Run the TPC-H benchmark
Step 1: Download and configure the test package
-
Log in to the ECS instance. For instructions, see Connect to an ECS instance.
-
Download and decompress the benchmark package:
wget https://emr-olap.oss-cn-beijing.aliyuncs.com/packages/starrocks-benchmark-for-serverless.tar.gz tar xzvf starrocks-benchmark-for-serverless.tar.gz -
Go to the package directory:
cd starrocks-benchmark-for-serverless -
Edit the configuration file:
vim group_vars/allThe configuration file contains the following parameters:
# mysql client config login_host: fe-c-8764bab92bc6****-internal.starrocks.aliyuncs.com login_port: 9030 login_user: admin login_password: xxxx # oss config bucket: "" endpoint: "" access_key_id: "" access_key_secret: "" # benchmark config scale_factor: 1 work_dir_root: /mnt/disk1/starrocks-benchmark/workdirs dataset_generate_root_path: /mnt/disk1/starrocks-benchmark/datasetsConnection parameters (required):
Parameter Description login_hostInternal endpoint of the frontend (FE) on your EMR Serverless StarRocks instance.
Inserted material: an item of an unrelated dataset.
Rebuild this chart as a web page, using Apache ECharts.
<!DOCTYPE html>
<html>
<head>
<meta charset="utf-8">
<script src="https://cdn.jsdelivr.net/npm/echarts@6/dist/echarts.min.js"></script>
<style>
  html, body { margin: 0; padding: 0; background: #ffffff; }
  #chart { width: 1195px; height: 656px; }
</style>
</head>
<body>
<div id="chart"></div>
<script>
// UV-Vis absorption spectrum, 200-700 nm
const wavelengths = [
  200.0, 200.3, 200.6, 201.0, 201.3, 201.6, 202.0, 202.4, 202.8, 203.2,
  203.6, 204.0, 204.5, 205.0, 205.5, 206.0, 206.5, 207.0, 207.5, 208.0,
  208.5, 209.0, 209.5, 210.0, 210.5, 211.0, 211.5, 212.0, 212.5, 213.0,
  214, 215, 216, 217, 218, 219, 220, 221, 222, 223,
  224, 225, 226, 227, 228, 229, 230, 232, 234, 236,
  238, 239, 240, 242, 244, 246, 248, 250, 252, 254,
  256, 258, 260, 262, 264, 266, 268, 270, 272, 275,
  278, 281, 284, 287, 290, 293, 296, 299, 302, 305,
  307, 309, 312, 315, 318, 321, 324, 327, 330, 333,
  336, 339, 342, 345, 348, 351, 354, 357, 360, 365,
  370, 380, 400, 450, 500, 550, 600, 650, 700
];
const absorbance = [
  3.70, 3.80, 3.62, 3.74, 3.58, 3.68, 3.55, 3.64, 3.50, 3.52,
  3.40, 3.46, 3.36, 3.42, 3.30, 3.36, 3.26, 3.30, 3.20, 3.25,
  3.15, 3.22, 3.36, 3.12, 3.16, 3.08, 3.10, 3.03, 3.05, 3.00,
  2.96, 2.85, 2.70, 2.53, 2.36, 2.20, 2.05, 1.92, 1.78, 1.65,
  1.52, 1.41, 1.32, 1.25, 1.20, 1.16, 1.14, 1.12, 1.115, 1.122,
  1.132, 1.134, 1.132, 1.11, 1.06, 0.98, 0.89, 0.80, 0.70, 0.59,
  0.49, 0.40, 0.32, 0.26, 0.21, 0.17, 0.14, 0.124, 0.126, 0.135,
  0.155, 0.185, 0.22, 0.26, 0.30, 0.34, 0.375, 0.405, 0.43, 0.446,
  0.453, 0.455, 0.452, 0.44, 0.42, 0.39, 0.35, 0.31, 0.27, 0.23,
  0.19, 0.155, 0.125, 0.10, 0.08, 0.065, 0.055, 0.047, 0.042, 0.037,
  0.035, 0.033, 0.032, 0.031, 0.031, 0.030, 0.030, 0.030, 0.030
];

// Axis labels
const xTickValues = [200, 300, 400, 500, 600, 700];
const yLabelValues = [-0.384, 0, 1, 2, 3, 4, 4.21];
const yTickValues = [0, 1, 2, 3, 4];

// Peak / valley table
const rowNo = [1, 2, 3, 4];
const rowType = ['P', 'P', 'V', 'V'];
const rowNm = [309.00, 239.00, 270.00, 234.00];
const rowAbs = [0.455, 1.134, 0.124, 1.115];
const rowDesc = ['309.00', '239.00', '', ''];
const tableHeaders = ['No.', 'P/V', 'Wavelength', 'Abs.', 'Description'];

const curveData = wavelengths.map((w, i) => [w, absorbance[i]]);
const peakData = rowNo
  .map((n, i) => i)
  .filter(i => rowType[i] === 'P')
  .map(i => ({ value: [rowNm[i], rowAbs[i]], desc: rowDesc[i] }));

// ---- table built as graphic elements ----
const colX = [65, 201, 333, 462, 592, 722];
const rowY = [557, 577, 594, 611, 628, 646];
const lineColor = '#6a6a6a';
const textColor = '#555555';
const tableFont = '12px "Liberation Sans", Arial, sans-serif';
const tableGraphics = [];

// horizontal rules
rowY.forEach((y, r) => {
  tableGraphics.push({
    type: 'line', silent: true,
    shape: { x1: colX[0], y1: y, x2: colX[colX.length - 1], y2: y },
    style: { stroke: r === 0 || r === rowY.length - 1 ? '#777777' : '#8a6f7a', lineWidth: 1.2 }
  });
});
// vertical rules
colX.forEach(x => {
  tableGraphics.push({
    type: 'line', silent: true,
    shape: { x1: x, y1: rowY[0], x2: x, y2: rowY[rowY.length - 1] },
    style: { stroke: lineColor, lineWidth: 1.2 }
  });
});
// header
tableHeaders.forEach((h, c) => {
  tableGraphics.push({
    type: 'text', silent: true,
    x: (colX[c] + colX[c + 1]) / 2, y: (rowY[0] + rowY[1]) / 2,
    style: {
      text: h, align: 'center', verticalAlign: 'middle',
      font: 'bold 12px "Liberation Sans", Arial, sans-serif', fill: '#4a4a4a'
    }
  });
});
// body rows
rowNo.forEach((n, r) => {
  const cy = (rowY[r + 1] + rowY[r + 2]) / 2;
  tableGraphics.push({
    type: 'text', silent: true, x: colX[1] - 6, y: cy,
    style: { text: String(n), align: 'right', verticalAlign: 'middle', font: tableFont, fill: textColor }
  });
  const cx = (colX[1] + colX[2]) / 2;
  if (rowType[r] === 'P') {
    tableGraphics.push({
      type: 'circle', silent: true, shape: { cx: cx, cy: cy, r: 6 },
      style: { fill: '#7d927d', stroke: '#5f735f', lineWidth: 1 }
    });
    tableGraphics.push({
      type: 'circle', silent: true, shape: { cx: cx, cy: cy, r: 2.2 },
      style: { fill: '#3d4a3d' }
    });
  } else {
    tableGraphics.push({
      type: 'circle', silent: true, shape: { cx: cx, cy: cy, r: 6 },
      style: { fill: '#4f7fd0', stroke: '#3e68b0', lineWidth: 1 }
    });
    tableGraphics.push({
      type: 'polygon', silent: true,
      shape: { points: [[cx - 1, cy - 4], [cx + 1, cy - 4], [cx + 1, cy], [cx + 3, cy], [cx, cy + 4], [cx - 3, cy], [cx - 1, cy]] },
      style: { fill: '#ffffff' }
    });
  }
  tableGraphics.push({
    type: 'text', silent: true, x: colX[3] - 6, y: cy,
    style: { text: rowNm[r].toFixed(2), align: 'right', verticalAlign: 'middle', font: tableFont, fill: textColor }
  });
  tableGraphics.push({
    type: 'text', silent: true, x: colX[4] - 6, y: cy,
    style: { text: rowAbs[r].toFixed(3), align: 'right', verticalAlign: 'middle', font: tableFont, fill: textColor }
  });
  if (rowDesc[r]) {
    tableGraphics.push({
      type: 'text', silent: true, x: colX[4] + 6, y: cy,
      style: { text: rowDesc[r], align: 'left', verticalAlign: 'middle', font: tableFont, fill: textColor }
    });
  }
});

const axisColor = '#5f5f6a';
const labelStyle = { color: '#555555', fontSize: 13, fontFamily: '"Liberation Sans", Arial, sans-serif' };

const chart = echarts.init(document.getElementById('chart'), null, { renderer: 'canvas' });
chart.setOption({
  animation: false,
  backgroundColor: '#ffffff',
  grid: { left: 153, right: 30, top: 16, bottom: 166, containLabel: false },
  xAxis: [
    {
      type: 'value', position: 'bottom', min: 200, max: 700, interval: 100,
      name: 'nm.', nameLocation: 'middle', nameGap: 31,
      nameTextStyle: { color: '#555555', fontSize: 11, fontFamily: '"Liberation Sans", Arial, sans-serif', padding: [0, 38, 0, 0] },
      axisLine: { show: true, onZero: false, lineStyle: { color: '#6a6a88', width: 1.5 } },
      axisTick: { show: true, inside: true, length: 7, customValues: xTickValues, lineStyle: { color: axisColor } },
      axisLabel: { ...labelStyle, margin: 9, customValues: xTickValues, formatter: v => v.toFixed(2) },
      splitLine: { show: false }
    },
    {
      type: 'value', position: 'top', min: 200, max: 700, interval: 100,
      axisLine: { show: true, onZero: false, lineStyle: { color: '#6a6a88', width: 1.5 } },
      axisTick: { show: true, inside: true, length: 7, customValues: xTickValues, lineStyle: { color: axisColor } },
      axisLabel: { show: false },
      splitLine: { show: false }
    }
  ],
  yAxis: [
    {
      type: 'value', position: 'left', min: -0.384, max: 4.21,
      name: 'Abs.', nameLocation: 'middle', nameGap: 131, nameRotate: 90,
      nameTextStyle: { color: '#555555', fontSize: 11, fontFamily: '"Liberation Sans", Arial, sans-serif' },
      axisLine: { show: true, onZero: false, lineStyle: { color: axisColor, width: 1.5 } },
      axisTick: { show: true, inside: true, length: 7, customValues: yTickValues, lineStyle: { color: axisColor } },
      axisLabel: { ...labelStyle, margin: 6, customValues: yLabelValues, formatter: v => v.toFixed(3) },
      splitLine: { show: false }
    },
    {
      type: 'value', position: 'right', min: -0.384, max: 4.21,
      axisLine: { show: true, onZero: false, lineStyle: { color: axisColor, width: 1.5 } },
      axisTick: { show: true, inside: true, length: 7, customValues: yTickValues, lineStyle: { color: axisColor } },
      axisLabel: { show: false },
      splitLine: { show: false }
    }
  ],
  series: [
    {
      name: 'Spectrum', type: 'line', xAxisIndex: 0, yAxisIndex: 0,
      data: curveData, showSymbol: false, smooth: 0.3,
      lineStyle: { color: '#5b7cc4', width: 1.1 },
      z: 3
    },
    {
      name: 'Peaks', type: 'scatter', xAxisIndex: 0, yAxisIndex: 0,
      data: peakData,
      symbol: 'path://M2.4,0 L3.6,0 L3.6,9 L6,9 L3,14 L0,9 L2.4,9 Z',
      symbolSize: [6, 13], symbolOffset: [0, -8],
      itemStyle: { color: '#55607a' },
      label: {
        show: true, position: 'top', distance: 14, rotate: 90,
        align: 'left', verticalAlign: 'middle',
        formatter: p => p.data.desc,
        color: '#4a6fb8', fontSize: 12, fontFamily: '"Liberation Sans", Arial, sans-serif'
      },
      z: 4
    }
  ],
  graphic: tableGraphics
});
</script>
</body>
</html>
Find it on the Instance Details tab under FE Details > internal endpoint. Use the internal endpoint, not the public endpoint. login_portQuery port of the FE. Default: 9030. Find it on the Instance Details tab under FE Details > query port.login_userInitial username for logging in to the instance. login_passwordPassword for logging in to the instance. Object Storage Service (OSS) parameters (optional):
If specified, the generated dataset is stored in OSS.
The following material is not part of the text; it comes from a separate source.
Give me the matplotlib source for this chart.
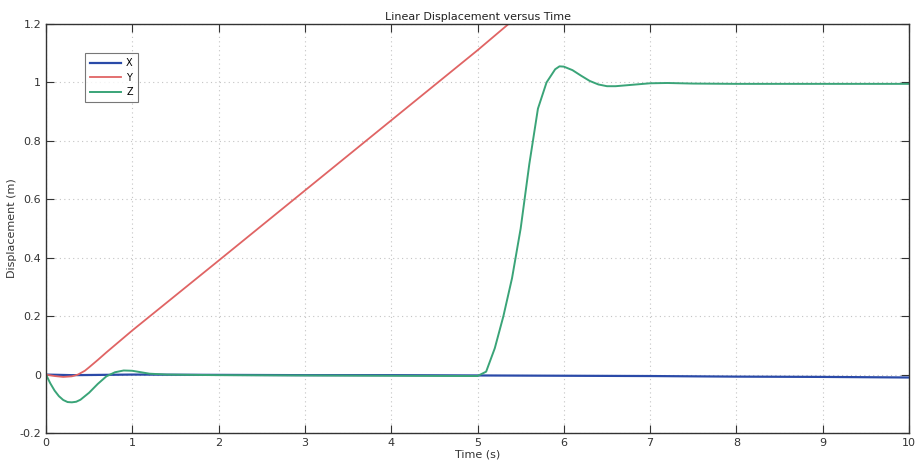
import matplotlib
matplotlib.use('Agg')
import matplotlib.pyplot as plt

# values
t_x = [0, 0.3, 1, 2, 3, 4, 5, 6, 7, 8, 9, 10]
disp_x = [0, -0.002, 0, -0.001, -0.002, -0.002, -0.003, -0.004, -0.005, -0.007, -0.008, -0.01]

t_y = [0, 0.1, 0.2, 0.3, 0.37, 0.45, 0.5, 0.6, 0.7, 0.8, 0.9, 1.0, 2.0, 3.0, 4.0, 5.0, 5.4]
disp_y = [0, -0.005, -0.008, -0.006, 0.0, 0.013, 0.025, 0.05, 0.076, 0.101, 0.126, 0.151,
          0.39, 0.63, 0.87, 1.11, 1.21]

t_z = [0, 0.05, 0.1, 0.15, 0.2, 0.25, 0.3, 0.35, 0.4, 0.5, 0.6, 0.7, 0.8, 0.9, 1.0, 1.1, 1.2,
       1.4, 2, 3, 4, 5, 5.1, 5.2, 5.3, 5.4, 5.5, 5.6, 5.7, 5.8, 5.9, 5.95, 6.0, 6.1, 6.2, 6.3,
       6.4, 6.5, 6.6, 6.8, 7.0, 7.2, 7.5, 8, 9, 10]
disp_z = [0, -0.03, -0.055, -0.074, -0.087, -0.094, -0.095, -0.093, -0.086, -0.062, -0.032,
          -0.006, 0.008, 0.014, 0.013, 0.008, 0.003, 0.0, -0.002, -0.003, -0.004, -0.005,
          0.01, 0.09, 0.2, 0.33, 0.5, 0.72, 0.91, 1.0, 1.045, 1.055, 1.054, 1.042, 1.023,
          1.005, 0.993, 0.987, 0.987, 0.992, 0.997, 0.998, 0.996, 0.995, 0.995, 0.995]

plt.rcParams['font.family'] = ['DejaVu Sans']
fig = plt.figure(figsize=(9.16, 4.70), dpi=100)
ax = fig.add_axes([0.0502, 0.0787, 0.9422, 0.8703])

ax.plot(t_x, disp_x, color='#2a4aa8', lw=1.6, label='X')
ax.plot(t_y, disp_y, color='#e06464', lw=1.3, label='Y')
ax.plot(t_z, disp_z, color='#3aa478', lw=1.4, label='Z')

ax.set_xlim(0, 10)
ax.set_ylim(-0.2, 1.2)
ax.set_xticks(range(0, 11))
ax.set_yticks([-0.2, 0, 0.2, 0.4, 0.6, 0.8, 1, 1.2])
ax.set_yticklabels(['-0.2', '0', '0.2', '0.4', '0.6', '0.8', '1', '1.2'])
ax.tick_params(direction='in', length=6, labelsize=8, colors='#333333', top=True, right=True)
ax.grid(True, linestyle=(0, (1, 3)), color='#c4c4c4', lw=0.8)
for s in ax.spines.values():
    s.set_color('#333333')
    s.set_linewidth(1.0)

ax.set_title('Linear Displacement versus Time', fontsize=8, color='#222222', pad=3)
ax.set_xlabel('Time (s)', fontsize=8, color='#333333', labelpad=1)
ax.set_ylabel('Displacement (m)', fontsize=8, color='#333333', labelpad=2)

leg = ax.legend(loc='upper left', bbox_to_anchor=(0.04, 0.94), fontsize=7, frameon=True,
                fancybox=False, edgecolor='#555555', handlelength=3.2, borderpad=0.5,
                labelspacing=0.45, handletextpad=0.5)
leg.get_frame().set_linewidth(0.8)

fig.savefig('out.png', dpi=100)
Parameter Description bucketName of your OSS bucket. endpointEndpoint for accessing OSS. access_key_idAccessKey ID of your Alibaba Cloud account. access_key_secretAccessKey secret of your Alibaba Cloud account. Benchmark parameters:
Parameter Default Description scale_factor1Data volume to generate. Unit: GB. 1 SF = 1 GB of raw data. work_dir_root/mnt/disk1/starrocks-benchmark/workdirsRoot directory for storing SQL statements and other test artifacts. dataset_generate_root_path/mnt/disk1/starrocks-benchmark/datasetsPath where the generated dataset is stored. If an OSS bucket is specified, it is mounted to this path.
Step 2: Run the test
Run the end-to-end TPC-H test:
bin/run_tpch.sh
This command creates the database, tables, and 22 SQL queries, generates the dataset, loads the data, and runs all queries.
You can also run individual phases:
-
Reload the dataset only:
bin/run_tpch.sh reload -
Run the query test only:
bin/run_tpch.sh query
Step 3: View results
After bin/run_tpch.sh completes, query results are printed to the terminal. Each line shows the query name and the time taken.
The working directory path is also printed at the end. Switch to that directory to inspect query statements, table creation SQL, and run logs:
<work_dir>/
├── config # Configurations for run.sh and run_mysql.sh
├── logs # Most recent run logs
│ ├── *.sql.err
│ ├── *.sql.out
│ └── run.log
├── queries # The 22 TPC-H SQL queries
│ ├── ddl
│ │ └── create_tables.sql
│ └── *.sql
├── run_mysql.sh
├── run.sh # Queries run in the TPC-H performance test
└── tpch_tools # dbgen toolkit
To browse logs directly:
cd <work_dir>/logs
In the reference test, the working directory is /mnt/disk1/starrocks-benchmark/workdirs/tpc_h/sf1.